OSOT presented Sgt. Wittling with his modified van during half-time in a U.S. Naval Academy football game in Annapolis this September. The organization donated its first van in April.
The OSOT Wheels for Warriors Program has opened the road to a new chapter of Sgt. Wittling’s life. The van has allowed him to be more social and go out with his family more easily, he said.
A locking device where the passenger seat would be makes getting in and out of the van easy, allowing him to automatically lock in his wheelchair, rather than needing to be strapped in.
“I can’t even explain to you how much that organization has done for me and my family,” Sgt. Wittling said.
The donation process is tedious and finding a recipient daunting. The organization finds recipients through the Military Severely Injured Center in Arlington, Va., Ms. Salomone said.

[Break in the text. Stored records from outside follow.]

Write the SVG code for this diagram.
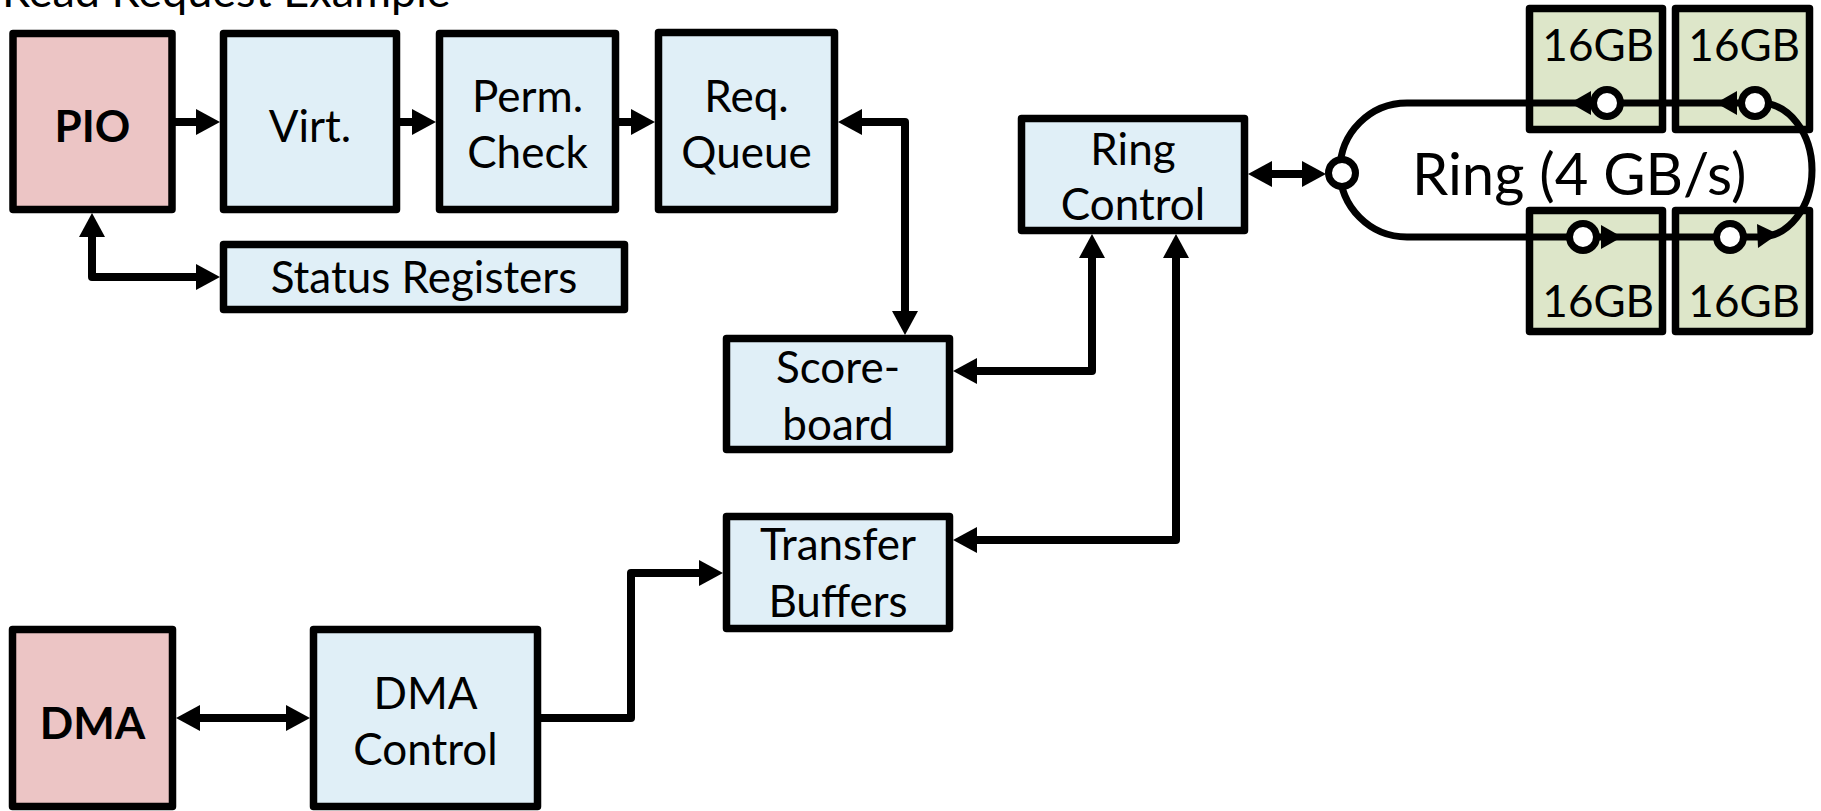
<svg xmlns="http://www.w3.org/2000/svg" width="1821" height="811" viewBox="0 0 1821 811">
<style>
.box{stroke:#000;stroke-width:7.5;stroke-linejoin:round}
.pink{fill:#ecc5c5}
.blue{fill:#e0eff7}
.green{fill:#dde6c9}
.t{font-family:Lato,"Open Sans","Liberation Sans",sans-serif;font-size:44px;fill:#000;text-anchor:middle}
.b{font-weight:bold}
.e{text-anchor:end}
.c{fill:none;stroke:#000;stroke-width:8;stroke-linejoin:round}
.ring{fill:none;stroke:#000;stroke-width:7}
.node{fill:#fff;stroke:#000;stroke-width:7}
</style>
<defs>
<marker id="ah" viewBox="0 0 24 26" refX="10" refY="13" markerWidth="24" markerHeight="26" markerUnits="userSpaceOnUse" orient="auto-start-reverse">
<path d="M0,0 L24,13 L0,26 Z" fill="#000"/>
</marker>
</defs>
<text class="t" x="2" y="7" style="text-anchor:start;font-size:45px">Read Request Example</text>

<g id="connectors">
<path class="c" d="M172 122 H206" marker-end="url(#ah)"/>
<path class="c" d="M397 122 H422" marker-end="url(#ah)"/>
<path class="c" d="M616 122 H641" marker-end="url(#ah)"/>
<path class="c" d="M852 122 H905 V321" marker-start="url(#ah)" marker-end="url(#ah)"/>
<path class="c" d="M92 227 V277 H206" marker-start="url(#ah)" marker-end="url(#ah)"/>
<path class="c" d="M967 371 H1092 V248" marker-start="url(#ah)" marker-end="url(#ah)"/>
<path class="c" d="M967 540 H1176 V248" marker-start="url(#ah)" marker-end="url(#ah)"/>
<path class="c" d="M1262 174 H1312" marker-start="url(#ah)" marker-end="url(#ah)"/>
<path class="c" d="M190 718 H296" marker-start="url(#ah)" marker-end="url(#ah)"/>
<path class="c" d="M538 718 H631 V573 H709" marker-end="url(#ah)"/>
</g>

<g id="pio"><rect class="box pink" x="13" y="33.5" width="159" height="176"/><text class="t b" x="92.5" y="142">PIO</text></g>
<g id="virt"><rect class="box blue" x="223.5" y="33.5" width="173" height="176"/><text class="t" x="310" y="142">Virt.</text></g>
<g id="perm"><rect class="box blue" x="439.5" y="33.5" width="176" height="176"/><text class="t" x="527.5" y="112">Perm.</text><text class="t" x="527.5" y="168">Check</text></g>
<g id="reqq"><rect class="box blue" x="658.5" y="32.5" width="176" height="177"/><text class="t" x="746.5" y="112">Req.</text><text class="t" x="746.5" y="168">Queue</text></g>
<g id="status"><rect class="box blue" x="223.5" y="244.5" width="401" height="65"/><text class="t" x="424" y="293">Status Registers</text></g>
<g id="scoreboard"><rect class="box blue" x="726.5" y="338.5" width="223" height="111"/><text class="t" x="838" y="383">Score-</text><text class="t" x="838" y="440">board</text></g>
<g id="transfer"><rect class="box blue" x="726.5" y="516.5" width="223" height="112"/><text class="t" x="838" y="560">Transfer</text><text class="t" x="838" y="617">Buffers</text></g>
<g id="ringctl"><rect class="box blue" x="1021.5" y="118.5" width="223" height="112"/><text class="t" x="1133" y="165">Ring</text><text class="t" x="1133" y="220">Control</text></g>
<g id="dma"><rect class="box pink" x="12.5" y="629.5" width="160" height="177"/><text class="t b" x="92.5" y="739">DMA</text></g>
<g id="dmactl"><rect class="box blue" x="313.5" y="629.5" width="224" height="177"/><text class="t" x="425.5" y="709">DMA</text><text class="t" x="425.5" y="765">Control</text></g>

<g id="mem-tl"><rect class="box green" x="1529.5" y="8.5" width="133" height="121"/><text class="t e" x="1654" y="61">16GB</text></g>
<g id="mem-tr"><rect class="box green" x="1675.5" y="8.5" width="134" height="121"/><text class="t e" x="1800" y="61">16GB</text></g>
<g id="mem-bl"><rect class="box green" x="1529.5" y="210.5" width="133" height="121"/><text class="t e" x="1654" y="317">16GB</text></g>
<g id="mem-br"><rect class="box green" x="1675.5" y="210.5" width="134" height="121"/><text class="t e" x="1800" y="317">16GB</text></g>

<g id="ring">
<path class="ring" d="M1407 103 H1760 A52 67 0 0 1 1760 237 H1407 A67 67 0 0 1 1407 103 Z"/>
<path d="M1570 103 L1591 91 L1591 115 Z"/>
<path d="M1716 103 L1737 91 L1737 115 Z"/>
<path d="M1622 237 L1601 225 L1601 249 Z"/>
<path d="M1778 234 L1757 224 L1758 248 Z"/>
<circle class="node" cx="1342" cy="173" r="13.5"/>
<circle class="node" cx="1607" cy="103" r="13.5"/>
<circle class="node" cx="1755" cy="103" r="13.5"/>
<circle class="node" cx="1583" cy="237" r="13.5"/>
<circle class="node" cx="1730" cy="237" r="13.5"/>
<text class="t" x="1412" y="195" style="text-anchor:start;font-size:58px">Ring (4 GB/s)</text>
</g>
</svg>
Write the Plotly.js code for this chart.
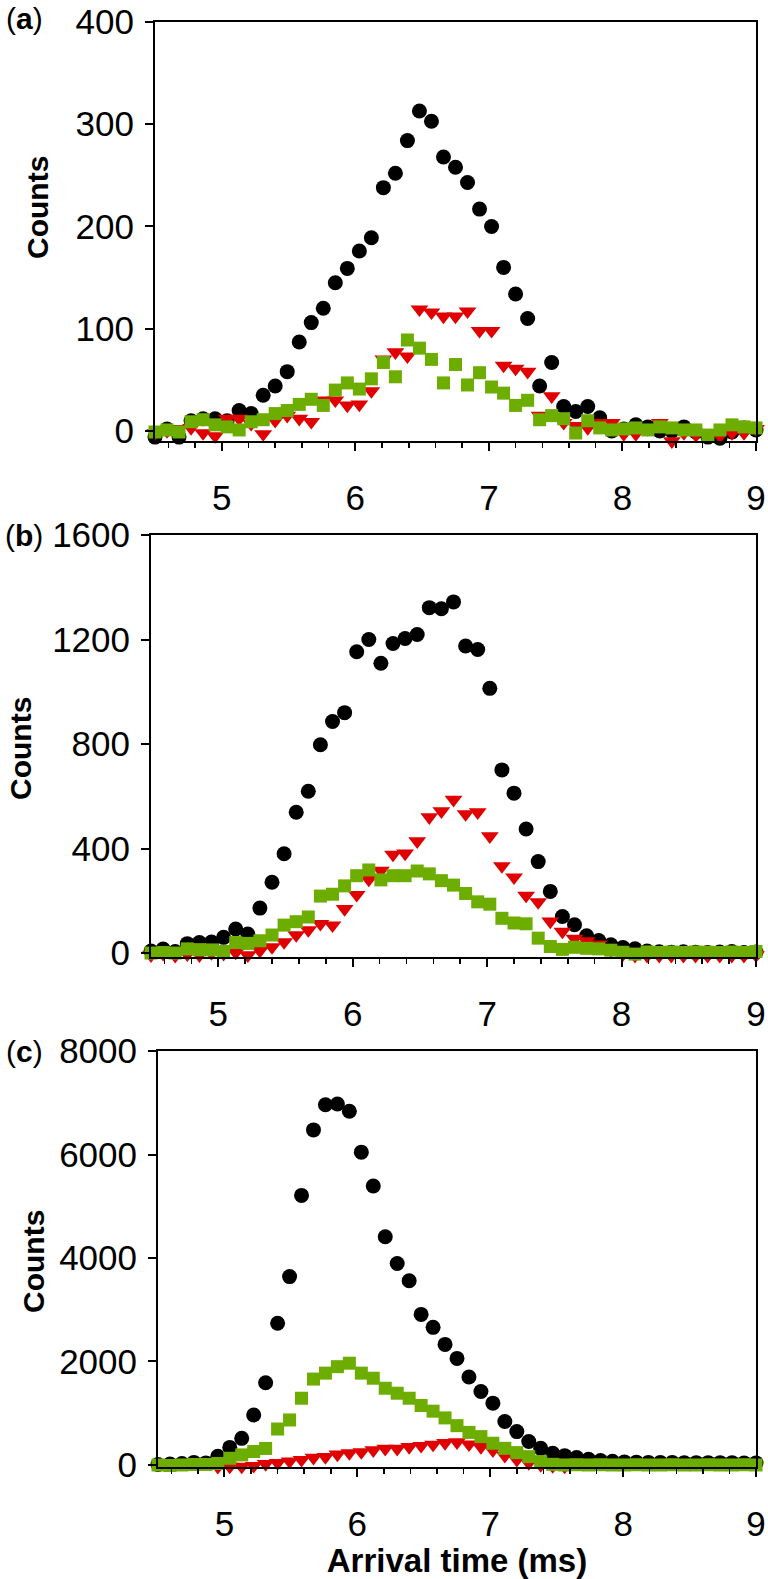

OSOT makes its decision blindly, without knowing service members’ names, based on both physical and financial need, Ms. Salomone said. The program donates vans to veterans of Operations Iraqi and Enduring Freedom.
The Arlington center has a list of more than 8,000 service members designated as severely wounded; troops return from Iraq with injuries that would have killed them in past wars.
Military experts estimate that for each service member killed in Iraq or Afghanistan, nine have been injured.